Exercise aim:
Restate the material word for word and leave out anything that is a picture.

Available data:
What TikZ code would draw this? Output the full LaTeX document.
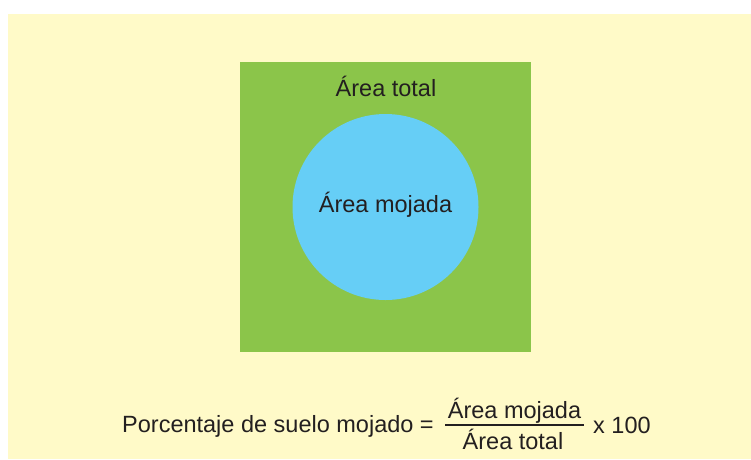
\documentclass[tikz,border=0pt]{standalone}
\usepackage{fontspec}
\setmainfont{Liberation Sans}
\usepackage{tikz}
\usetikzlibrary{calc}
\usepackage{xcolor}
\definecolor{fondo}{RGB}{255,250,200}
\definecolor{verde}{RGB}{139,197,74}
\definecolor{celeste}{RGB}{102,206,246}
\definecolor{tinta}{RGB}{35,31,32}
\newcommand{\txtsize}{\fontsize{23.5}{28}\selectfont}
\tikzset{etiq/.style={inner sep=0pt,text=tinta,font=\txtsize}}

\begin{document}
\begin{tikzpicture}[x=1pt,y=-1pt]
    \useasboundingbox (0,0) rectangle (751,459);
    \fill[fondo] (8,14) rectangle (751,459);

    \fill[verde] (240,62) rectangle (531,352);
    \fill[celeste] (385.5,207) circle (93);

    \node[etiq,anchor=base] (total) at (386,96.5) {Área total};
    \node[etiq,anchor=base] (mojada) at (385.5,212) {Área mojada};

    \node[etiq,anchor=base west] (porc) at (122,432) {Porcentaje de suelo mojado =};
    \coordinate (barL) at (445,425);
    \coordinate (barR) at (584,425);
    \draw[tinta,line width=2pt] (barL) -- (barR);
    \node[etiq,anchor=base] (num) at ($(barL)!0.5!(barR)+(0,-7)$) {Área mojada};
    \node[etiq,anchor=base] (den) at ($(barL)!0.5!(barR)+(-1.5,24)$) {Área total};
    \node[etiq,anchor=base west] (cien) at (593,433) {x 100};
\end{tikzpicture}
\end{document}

Problem solution:
What TikZ code would draw this? Output the full LaTeX document.
\documentclass[tikz,border=0pt]{standalone}
\usepackage{fontspec}
\setmainfont{Liberation Sans}
\usepackage{tikz}
\usetikzlibrary{calc}
\usepackage{xcolor}
\definecolor{fondo}{RGB}{255,250,200}
\definecolor{verde}{RGB}{139,197,74}
\definecolor{celeste}{RGB}{102,206,246}
\definecolor{tinta}{RGB}{35,31,32}
\newcommand{\txtsize}{\fontsize{23.5}{28}\selectfont}
\tikzset{etiq/.style={inner sep=0pt,text=tinta,font=\txtsize}}

\begin{document}
\begin{tikzpicture}[x=1pt,y=-1pt]
    \useasboundingbox (0,0) rectangle (751,459);
    \fill[fondo] (8,14) rectangle (751,459);

    \fill[verde] (240,62) rectangle (531,352);
    \fill[celeste] (385.5,207) circle (93);

    \node[etiq,anchor=base] (total) at (386,96.5) {Área total};
    \node[etiq,anchor=base] (mojada) at (385.5,212) {Área mojada};

    \node[etiq,anchor=base west] (porc) at (122,432) {Porcentaje de suelo mojado =};
    \coordinate (barL) at (445,425);
    \coordinate (barR) at (584,425);
    \draw[tinta,line width=2pt] (barL) -- (barR);
    \node[etiq,anchor=base] (num) at ($(barL)!0.5!(barR)+(0,-7)$) {Área mojada};
    \node[etiq,anchor=base] (den) at ($(barL)!0.5!(barR)+(-1.5,24)$) {Área total};
    \node[etiq,anchor=base west] (cien) at (593,433) {x 100};
\end{tikzpicture}
\end{document}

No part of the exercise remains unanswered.